Add development mode
This is an umbrella issue for tracking efforts around introducing a development mode for our users. It is currently not clear how the development mode should behave. We need to collect more feedback and ideas.
### Tasks
- [ ] Idea: Automatic service registration on code changes
- [ ] Idea: No retries for failing requests
- [ ] Idea: CLI command to cleanup service state
- [ ] https://github.com/restatedev/restate/issues/895
- [ ] https://github.com/restatedev/restate/issues/827
The previous issue can be found here. We also created a design document before.
Will probably be covered by the CLI (#888) eventually.
@slinkydeveloper what prevented us from merging the original dev mode. I faintly remember that it had something to do with invoking Docker on different platforms.
I faintly remember that it had something to do with invoking Docker on different platforms.
It wasn't that AFAIR, because I fixed it with having slight code differences depending on the platform.

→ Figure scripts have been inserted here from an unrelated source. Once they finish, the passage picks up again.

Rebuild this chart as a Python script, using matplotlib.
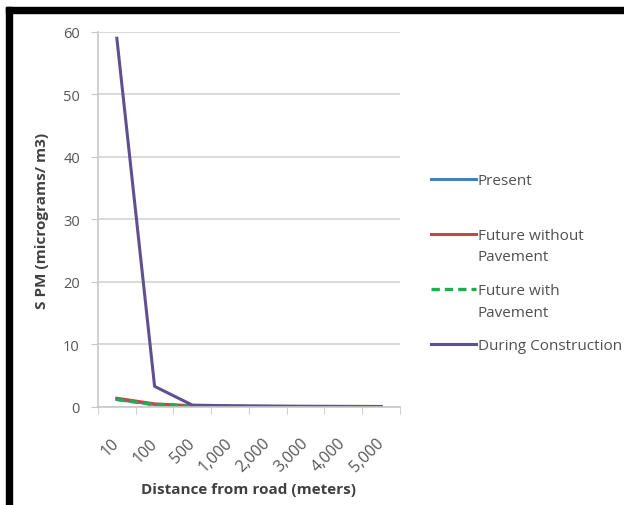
import matplotlib.pyplot as plt
from matplotlib.patches import Rectangle

distances = ["10", "100", "500", "1,000", "2,000", "3,000", "4,000", "5,000"]
present = [1.2, 0.4, 0.15, 0.1, 0.08, 0.06, 0.05, 0.04]
future_without = [1.4, 0.5, 0.2, 0.12, 0.09, 0.07, 0.06, 0.05]
future_with = [1.2, 0.35, 0.12, 0.08, 0.06, 0.05, 0.04, 0.03]
during_construction = [59.0, 3.3, 0.3, 0.2, 0.15, 0.12, 0.1, 0.08]
y_ticks = [0, 10, 20, 30, 40, 50, 60]

plt.rcParams['font.family'] = ['Open Sans', 'DejaVu Sans']

fig = plt.figure(figsize=(6.24, 5.06), dpi=100)
ax = fig.add_axes([0.157, 0.1937, 0.484, 0.7411])

x = list(range(len(distances)))
ax.plot(x, present, color='#4a7ebb', lw=2.2, label='Present\n ')
ax.plot(x, future_without, color='#be4b48', lw=2.2, label='Future without\nPavement')
ax.plot(x, future_with, color='#1fae4f', lw=2.4, ls=(0, (2.5, 1.5)), label='Future with\nPavement')
ax.plot(x, during_construction, color='#5f5190', lw=2.2, label='During Construction\n ')

ax.set_xlim(-0.5, len(distances) - 0.5)
ax.set_ylim(0, 60)
ax.set_yticks(y_ticks)
ax.set_xticks(x)
ax.set_xticklabels(distances, rotation=45, ha='right', va='center', rotation_mode='anchor')
ax.set_xticks([i - 0.5 for i in range(len(distances) + 1)], minor=True)
ax.tick_params(axis='x', which='major', length=0, pad=24, labelsize=11.5, labelcolor='#555555')
ax.tick_params(axis='x', which='minor', length=5, color='#c8c8c8')
ax.tick_params(axis='y', length=5, color='#c8c8c8', labelsize=10.5, labelcolor='#555555', pad=8)
ax.grid(axis='y', color='#d3d3d3', lw=1.2)
ax.set_axisbelow(True)
for side in ['top', 'right']:
    ax.spines[side].set_visible(False)
for side in ['left', 'bottom']:
    ax.spines[side].set_color('#c8c8c8')
    ax.spines[side].set_linewidth(1.2)

ax.set_xlabel('Distance from road (meters)', fontsize=11, fontweight='bold', color='#404040', labelpad=5)
ax.set_ylabel('S PM (micrograms/ m3)', fontsize=11, fontweight='bold', color='#404040', labelpad=10)

leg = ax.legend(loc='upper left', bbox_to_anchor=(0.69, 0.657), bbox_transform=fig.transFigure,
                frameon=False, fontsize=11, handlelength=3.0, handletextpad=0.1,
                labelspacing=1.22, borderpad=0, borderaxespad=0)
for t in leg.get_texts():
    t.set_color('#505050')
    t.set_linespacing(1.6)
# put each legend line level with the first line of its label
for ln in leg.get_lines():
    ln.set_ydata([y + 9 for y in ln.get_ydata()])

# black frame along top and left edges
fig.patches.append(Rectangle((6 / 624, 1 - 14 / 506), 1, 6 / 506, transform=fig.transFigure,
                             color='black', zorder=10))
fig.patches.append(Rectangle((6 / 624, 0), 6 / 624, 1 - 8 / 506, transform=fig.transFigure,
                             color='black', zorder=10))

fig.savefig('out.png', dpi=100)
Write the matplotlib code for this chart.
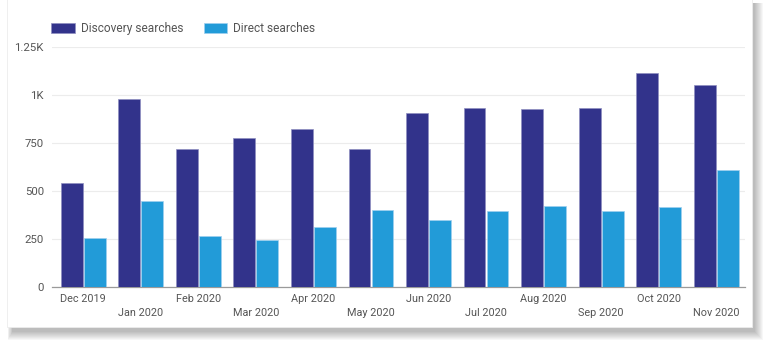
import matplotlib.pyplot as plt
import numpy as np
from matplotlib.patches import Rectangle

months = ["Dec 2019", "Jan 2020", "Feb 2020", "Mar 2020", "Apr 2020", "May 2020",
          "Jun 2020", "Jul 2020", "Aug 2020", "Sep 2020", "Oct 2020", "Nov 2020"]
discovery = [542, 979, 719, 776, 823, 719, 906, 932, 927, 932, 1115, 1052]
direct = [255, 448, 266, 245, 312, 401, 349, 396, 422, 396, 417, 609]
yticks = [0, 250, 500, 750, 1000, 1250]
ytick_labels = ["0", "250", "500", "750", "1K", "1.25K"]

plt.rcParams["font.family"] = ["Roboto", "DejaVu Sans"]

W, H = 768, 346
fig = plt.figure(figsize=(W / 100, H / 100), dpi=100)
fig.patch.set_facecolor("white")

# card (pixel coords) with a soft drop shadow to the right and below
cx0, cx1, cy0, cy1 = 7, 752, -5, 327
for k in range(9, 0, -1):
    sx0 = cx0 + 6 - k * 0.6
    sx1 = cx1 + 2 + k
    sy0 = cy0 + 8
    sy1 = cy1 + 4 + k
    fig.patches.append(Rectangle((sx0 / W, 1 - sy1 / H), (sx1 - sx0) / W, (sy1 - sy0) / H,
                                 transform=fig.transFigure, facecolor="black",
                                 edgecolor="none", alpha=0.03, zorder=0))
fig.patches.append(Rectangle((cx0 / W, 1 - cy1 / H), (cx1 - cx0) / W, (cy1 - cy0) / H,
                             transform=fig.transFigure, facecolor="white",
                             edgecolor="#ececec", linewidth=0.6, zorder=1))

ax = fig.add_axes([0.068, 0.1705, 0.902, 0.6935])
ax.set_facecolor("none")
ax.set_zorder(2)

x = np.arange(len(months))
w = 0.38
ax.bar(x - 0.2, discovery, w, color="#32338b", edgecolor="#8f8fc0", linewidth=0.5,
       label="Discovery searches", zorder=3)
ax.bar(x + 0.2, direct, w, color="#229bd8", edgecolor="#9fd0ee", linewidth=0.5,
       label="Direct searches", zorder=3)

ax.set_xlim(-0.54, 11.5)
ax.set_ylim(0, 1250)
ax.set_yticks(yticks)
ax.set_yticklabels(ytick_labels)
ax.grid(axis="y", color="#ececec", linewidth=0.8, zorder=0)
ax.set_axisbelow(True)
for s in ["top", "right", "left"]:
    ax.spines[s].set_visible(False)
ax.spines["bottom"].set_color("#9a9a9a")
ax.spines["bottom"].set_linewidth(0.9)

ax.set_xticks(x)
ax.set_xticklabels(["\n" + m if i % 2 else m for i, m in enumerate(months)])
ax.tick_params(axis="x", length=0, pad=5, labelsize=7.8, labelcolor="#555555")
ax.tick_params(axis="y", length=0, pad=6, labelsize=8.2, labelcolor="#555555")
for lab in ax.get_xticklabels():
    lab.set_linespacing(1.5)

ax.legend(loc="lower left", bbox_to_anchor=(-0.008, 1.03), ncol=2, frameon=False,
          fontsize=8.6, labelcolor="#555555", handlelength=2.0, handleheight=0.9,
          columnspacing=1.7, handletextpad=0.45, borderaxespad=0)

fig.savefig("out.png", dpi=100)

Maybe it was something about having the typescript experience? https://github.com/restatedev/sdk-typescript/pull/23
Some more ideas:
- Testing utilities such as mocks for side effects, fixtures or pre-loaded states that can be used to test workflows that check an initial state.
- Ability to invoke a service using a transport different from the one used in production.
- Replay of an invocation
- Breakpoints:
- when reaching a set state or side effect, i.e. pause execution until the developer resumes it
- on errors
- when a condition on a set turns to true
- Durable timers related tests: don't actually wait for duration but provide wrappers for the system time that can be used to simulate the expected behavior.
Thanks a lot for your ideas @oferh. I think these things would be really awesome to have for Restate :-) For the test utility related ideas, we do have https://github.com/restatedev/sdk-typescript/issues/101 which aims at providing better testing utilities for the TS SDK. For the Java SDK we already have some testing utilities (admittedly yet not as powerful as you've described them).